The Giving Tree tells the story of unconditional love as a tree gives all: her apples, branches, and trunk to a growing boy who is in search of happiness. This book has held a special place in our hearts not only because of its message but because of the kind, and thoughtful act of this neighbor. As I’ve watched each of our children grow up and leave home, my heart has ached like the tree as the boy venture off into the world.
Recently I read a review of The Giving Tree and felt sad at the negative connotations associated with such a timeless and beautiful story. Instead of seeing the love and joy of giving to help the boy be happy, the writer focused on its polar opposite – the selfishness of the boy.
Located at the root of giving and serving others, love was the powerful motivator behind the tree giving so selflessly. We all have a natural desire to be loved and accepted. Sometimes we do seemingly selfish things in our quest to fill those deeply rooted desires. And sometimes we’re misguided in our quests.
It is true – we must love ourselves before we can love others, but our search for happiness and joy will never be found chasing after our selfish desires.
Love is not only a feeling but an action word with the power to change our motives. It is a level of dedication placing someone or something before ourselves. We give, serve, sacrifice, and change all in the name of love. Love can be the driving force behind doing whatever is required.
It’s Not About You
Most of us remember either hearing our mother tell us “It’s not about you,” or have told our kids this very thing. Learning to put others’ needs before our own is sometimes painful in a world that teaches self-indulgence.
“It’s not about you. Kierkegaard, Socrates, and Levinas all believed love is fundamentally directed toward something outside oneself. An over-focus on yourself keeps you stuck in your head and worried about your own feelings, rather than out in the world doing good.” – Benjamin Hardy
On a trip to Europe, I was shocked at how selfie-obsessed people were. This was not just taking a picture with a great view behind you – this was missing out on the view and focusing on all the different angles, poses, and coy looks they could make. Selfie is a fairly new term to the English language (adopted into the Oxford Dictionary in 2013), I wonder if this new fascination with self is steering us in the wrong direction.

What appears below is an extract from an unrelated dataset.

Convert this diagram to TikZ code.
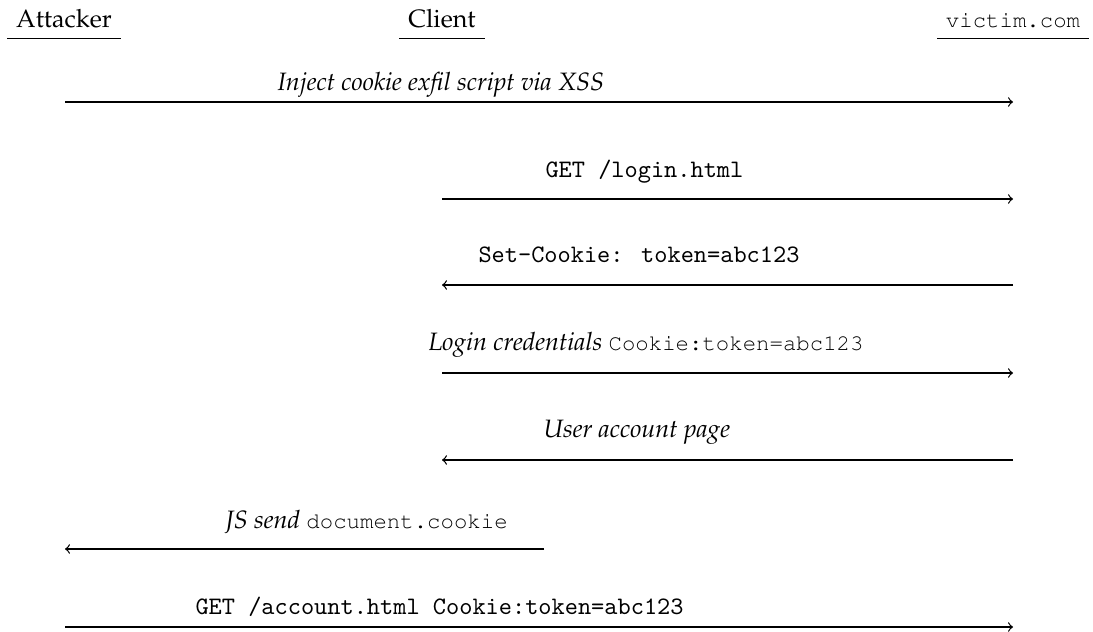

Doing good in the world can be somewhat daunting. I love the story Gordon B. Hinckley tells of his time serving as a young missionary in England. He was sick and discouraged when he wrote home stating he felt he was wasting his family’s money and his time. His father’s reply was simple and direct: “Forget yourself and go to work.”
We learn what love is all about when we stop focusing on what we want and learn to help others. Being self-absorbed or self-centered will only keep us from reaching our full potential. Rather than worrying about you, invest yourself in something you believe in.
Long before any of our children were born, I wrote a college research paper about love. I was fascinated with understanding what real love was. Finding the old paper tucked away in my filing cabinet, one line still rings true to me today:
Love is something that grows stronger everyday from simple acts of giving and receiving.
Cultivate your love like you would a garden. Defined as improving growth by labor and attention, cultivation is a process of learning, growing, and giving. Continue to practice and look for opportunities to give and serve someone or something you believe in.
Each time the giving tree sacrificed something for the little boy, she felt happy. She had cultivated the seeds of love for the boy and allowed them to continue to grow. To give unconditionally and love with all we have brings joy. Not because of how the receiver reacts, but because of the way it makes us feel inside.
My understanding and definition of love have surpassed the twitterpated feelings of a 20-year-old. It has evolved into the maturely rooted foundation of my relationships today. It was not a piece of knowledge magically appearing after researching for a paper in college but the wisdom I’ve gained as I’ve lived much like the Giving Tree – serving, sacrificing, changing, and giving all in the name of love.
How do you find ways to give to others?